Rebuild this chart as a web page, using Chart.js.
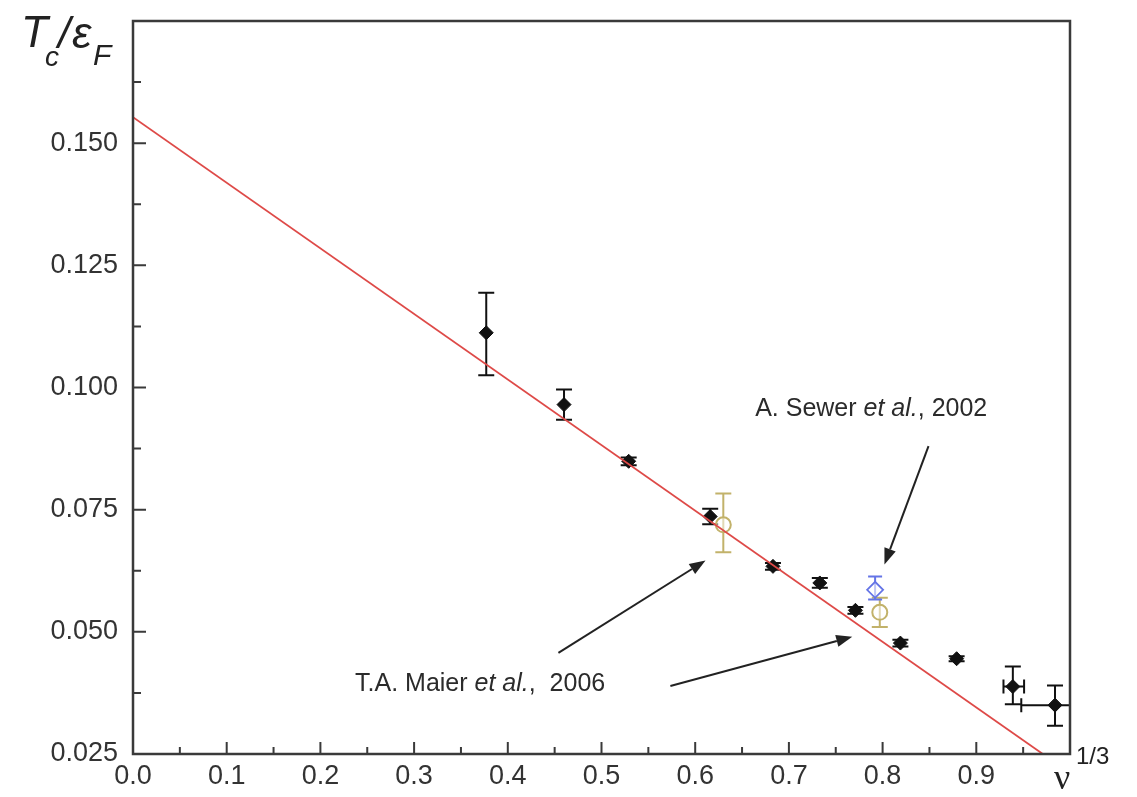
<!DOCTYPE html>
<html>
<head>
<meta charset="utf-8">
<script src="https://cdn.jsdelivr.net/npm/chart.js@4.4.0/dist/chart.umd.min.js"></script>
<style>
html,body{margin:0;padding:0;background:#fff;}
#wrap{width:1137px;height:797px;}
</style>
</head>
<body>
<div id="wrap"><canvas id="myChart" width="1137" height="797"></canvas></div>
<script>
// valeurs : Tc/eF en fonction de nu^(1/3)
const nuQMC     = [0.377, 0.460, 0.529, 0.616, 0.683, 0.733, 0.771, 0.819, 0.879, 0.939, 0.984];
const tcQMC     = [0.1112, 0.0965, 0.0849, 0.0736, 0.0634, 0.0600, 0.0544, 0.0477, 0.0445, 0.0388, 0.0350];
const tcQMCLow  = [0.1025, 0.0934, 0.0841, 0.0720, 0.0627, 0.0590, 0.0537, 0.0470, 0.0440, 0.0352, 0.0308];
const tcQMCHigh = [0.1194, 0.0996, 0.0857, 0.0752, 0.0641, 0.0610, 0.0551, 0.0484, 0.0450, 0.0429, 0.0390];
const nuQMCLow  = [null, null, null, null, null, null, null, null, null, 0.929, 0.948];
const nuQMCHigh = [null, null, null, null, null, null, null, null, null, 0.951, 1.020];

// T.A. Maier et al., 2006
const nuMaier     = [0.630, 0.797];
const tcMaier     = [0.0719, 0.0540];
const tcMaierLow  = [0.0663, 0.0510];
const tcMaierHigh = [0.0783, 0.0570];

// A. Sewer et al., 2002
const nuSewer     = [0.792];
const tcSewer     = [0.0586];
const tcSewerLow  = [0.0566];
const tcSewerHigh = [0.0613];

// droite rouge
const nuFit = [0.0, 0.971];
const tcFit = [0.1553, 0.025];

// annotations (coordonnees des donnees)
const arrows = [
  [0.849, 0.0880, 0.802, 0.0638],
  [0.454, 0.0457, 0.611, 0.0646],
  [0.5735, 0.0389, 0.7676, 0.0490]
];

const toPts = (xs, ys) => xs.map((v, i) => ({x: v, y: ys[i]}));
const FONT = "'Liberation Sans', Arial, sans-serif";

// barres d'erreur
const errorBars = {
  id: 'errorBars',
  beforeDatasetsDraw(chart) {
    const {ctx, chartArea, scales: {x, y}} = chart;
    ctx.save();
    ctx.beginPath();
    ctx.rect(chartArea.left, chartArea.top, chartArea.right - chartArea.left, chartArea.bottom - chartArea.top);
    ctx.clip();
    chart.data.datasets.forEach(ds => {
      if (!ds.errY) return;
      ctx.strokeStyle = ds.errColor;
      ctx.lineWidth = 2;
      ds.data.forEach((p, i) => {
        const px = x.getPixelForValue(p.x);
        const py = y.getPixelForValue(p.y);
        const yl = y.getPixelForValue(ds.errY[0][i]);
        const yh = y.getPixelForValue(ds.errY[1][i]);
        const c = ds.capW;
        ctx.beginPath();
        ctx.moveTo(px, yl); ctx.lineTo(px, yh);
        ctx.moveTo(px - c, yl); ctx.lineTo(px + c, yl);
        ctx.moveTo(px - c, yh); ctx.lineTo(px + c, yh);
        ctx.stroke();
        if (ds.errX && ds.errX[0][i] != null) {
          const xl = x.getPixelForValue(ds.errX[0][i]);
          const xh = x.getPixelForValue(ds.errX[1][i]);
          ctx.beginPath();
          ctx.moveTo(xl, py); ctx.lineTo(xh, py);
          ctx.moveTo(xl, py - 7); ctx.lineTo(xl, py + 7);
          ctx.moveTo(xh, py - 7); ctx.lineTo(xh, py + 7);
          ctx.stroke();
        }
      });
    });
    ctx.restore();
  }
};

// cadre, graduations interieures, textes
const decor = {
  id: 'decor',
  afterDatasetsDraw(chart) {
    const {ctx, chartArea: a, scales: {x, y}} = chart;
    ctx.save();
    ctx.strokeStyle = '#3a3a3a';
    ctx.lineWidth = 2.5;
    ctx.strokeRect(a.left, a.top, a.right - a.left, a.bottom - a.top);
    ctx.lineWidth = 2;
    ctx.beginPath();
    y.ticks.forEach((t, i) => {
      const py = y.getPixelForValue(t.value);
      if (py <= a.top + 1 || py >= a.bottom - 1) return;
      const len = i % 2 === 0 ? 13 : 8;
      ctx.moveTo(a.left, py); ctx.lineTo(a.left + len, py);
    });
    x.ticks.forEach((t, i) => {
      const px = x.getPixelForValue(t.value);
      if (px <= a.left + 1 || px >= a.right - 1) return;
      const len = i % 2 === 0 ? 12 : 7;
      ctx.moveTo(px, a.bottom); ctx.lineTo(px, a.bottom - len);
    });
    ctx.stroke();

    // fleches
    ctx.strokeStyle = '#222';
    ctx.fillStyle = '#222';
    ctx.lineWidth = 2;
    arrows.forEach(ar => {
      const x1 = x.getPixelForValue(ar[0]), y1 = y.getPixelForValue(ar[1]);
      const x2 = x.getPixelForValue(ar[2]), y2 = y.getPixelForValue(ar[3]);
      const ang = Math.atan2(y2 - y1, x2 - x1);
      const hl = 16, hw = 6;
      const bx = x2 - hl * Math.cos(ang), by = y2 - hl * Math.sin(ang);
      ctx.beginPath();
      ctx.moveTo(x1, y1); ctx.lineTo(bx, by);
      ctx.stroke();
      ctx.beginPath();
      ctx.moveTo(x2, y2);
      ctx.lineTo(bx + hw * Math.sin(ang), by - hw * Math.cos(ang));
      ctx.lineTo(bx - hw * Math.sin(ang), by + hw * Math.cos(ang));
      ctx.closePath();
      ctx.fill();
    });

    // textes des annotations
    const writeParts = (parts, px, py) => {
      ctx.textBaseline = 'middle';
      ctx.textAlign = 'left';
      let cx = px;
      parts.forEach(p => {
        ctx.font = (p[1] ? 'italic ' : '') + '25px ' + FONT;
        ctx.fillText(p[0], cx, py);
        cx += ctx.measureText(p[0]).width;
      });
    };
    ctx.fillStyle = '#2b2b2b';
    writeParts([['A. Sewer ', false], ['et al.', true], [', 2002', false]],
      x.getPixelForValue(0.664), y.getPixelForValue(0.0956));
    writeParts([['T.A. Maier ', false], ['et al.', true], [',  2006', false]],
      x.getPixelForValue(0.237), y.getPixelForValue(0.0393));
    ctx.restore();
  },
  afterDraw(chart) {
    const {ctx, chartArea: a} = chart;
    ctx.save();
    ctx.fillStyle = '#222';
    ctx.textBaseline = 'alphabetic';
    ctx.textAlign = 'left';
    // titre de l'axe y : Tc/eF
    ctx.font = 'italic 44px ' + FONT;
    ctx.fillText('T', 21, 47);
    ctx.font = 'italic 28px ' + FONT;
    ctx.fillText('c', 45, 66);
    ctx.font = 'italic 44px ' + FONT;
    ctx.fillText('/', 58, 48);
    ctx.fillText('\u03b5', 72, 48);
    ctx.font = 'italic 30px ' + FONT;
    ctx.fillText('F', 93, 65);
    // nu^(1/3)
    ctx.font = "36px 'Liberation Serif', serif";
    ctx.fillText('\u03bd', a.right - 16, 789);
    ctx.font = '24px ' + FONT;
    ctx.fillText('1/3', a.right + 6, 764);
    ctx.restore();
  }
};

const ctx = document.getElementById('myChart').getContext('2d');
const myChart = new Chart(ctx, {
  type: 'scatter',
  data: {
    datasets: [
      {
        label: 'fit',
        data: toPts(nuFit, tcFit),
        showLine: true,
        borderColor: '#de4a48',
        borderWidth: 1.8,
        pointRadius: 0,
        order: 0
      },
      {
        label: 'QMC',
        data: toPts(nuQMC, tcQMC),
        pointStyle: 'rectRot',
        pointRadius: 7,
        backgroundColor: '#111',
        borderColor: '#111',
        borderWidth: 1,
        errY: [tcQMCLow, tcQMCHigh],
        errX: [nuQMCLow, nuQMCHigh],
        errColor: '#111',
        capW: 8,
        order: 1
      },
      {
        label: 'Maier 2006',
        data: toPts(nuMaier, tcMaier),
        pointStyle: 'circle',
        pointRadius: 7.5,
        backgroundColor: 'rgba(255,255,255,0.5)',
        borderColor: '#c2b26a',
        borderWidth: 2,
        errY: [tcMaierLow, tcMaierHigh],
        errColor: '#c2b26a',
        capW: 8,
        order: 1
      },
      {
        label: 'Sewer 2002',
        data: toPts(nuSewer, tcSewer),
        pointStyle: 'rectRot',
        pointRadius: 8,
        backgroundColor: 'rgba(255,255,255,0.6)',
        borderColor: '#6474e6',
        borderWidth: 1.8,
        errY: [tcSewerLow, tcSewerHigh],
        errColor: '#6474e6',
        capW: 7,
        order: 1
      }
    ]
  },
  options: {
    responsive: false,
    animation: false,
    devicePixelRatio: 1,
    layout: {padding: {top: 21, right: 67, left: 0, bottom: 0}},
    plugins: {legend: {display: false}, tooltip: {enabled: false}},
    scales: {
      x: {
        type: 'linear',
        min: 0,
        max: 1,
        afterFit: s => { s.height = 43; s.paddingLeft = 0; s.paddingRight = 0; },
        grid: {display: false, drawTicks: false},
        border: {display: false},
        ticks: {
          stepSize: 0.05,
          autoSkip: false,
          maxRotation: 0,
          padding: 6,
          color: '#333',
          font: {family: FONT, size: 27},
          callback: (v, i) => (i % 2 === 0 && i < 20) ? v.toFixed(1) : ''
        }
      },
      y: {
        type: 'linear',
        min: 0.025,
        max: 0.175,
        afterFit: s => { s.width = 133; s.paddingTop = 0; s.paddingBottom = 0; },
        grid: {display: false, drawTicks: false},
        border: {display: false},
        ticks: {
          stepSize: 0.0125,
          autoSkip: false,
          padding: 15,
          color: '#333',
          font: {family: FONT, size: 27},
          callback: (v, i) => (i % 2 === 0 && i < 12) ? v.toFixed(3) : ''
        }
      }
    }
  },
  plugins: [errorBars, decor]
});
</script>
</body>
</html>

_Instructions to follow_.
Restate the material word for word from its first line through the line containing "null, 0.951, 1.020];", both included; the pictures do not belong in it.

_Worked answer_.
Rebuild this chart as a web page, using Chart.js.
<!DOCTYPE html>
<html>
<head>
<meta charset="utf-8">
<script src="https://cdn.jsdelivr.net/npm/chart.js@4.4.0/dist/chart.umd.min.js"></script>
<style>
html,body{margin:0;padding:0;background:#fff;}
#wrap{width:1137px;height:797px;}
</style>
</head>
<body>
<div id="wrap"><canvas id="myChart" width="1137" height="797"></canvas></div>
<script>
// valeurs : Tc/eF en fonction de nu^(1/3)
const nuQMC     = [0.377, 0.460, 0.529, 0.616, 0.683, 0.733, 0.771, 0.819, 0.879, 0.939, 0.984];
const tcQMC     = [0.1112, 0.0965, 0.0849, 0.0736, 0.0634, 0.0600, 0.0544, 0.0477, 0.0445, 0.0388, 0.0350];
const tcQMCLow  = [0.1025, 0.0934, 0.0841, 0.0720, 0.0627, 0.0590, 0.0537, 0.0470, 0.0440, 0.0352, 0.0308];
const tcQMCHigh = [0.1194, 0.0996, 0.0857, 0.0752, 0.0641, 0.0610, 0.0551, 0.0484, 0.0450, 0.0429, 0.0390];
const nuQMCLow  = [null, null, null, null, null, null, null, null, null, 0.929, 0.948];
const nuQMCHigh = [null, null, null, null, null, null, null, null, null, 0.951, 1.020];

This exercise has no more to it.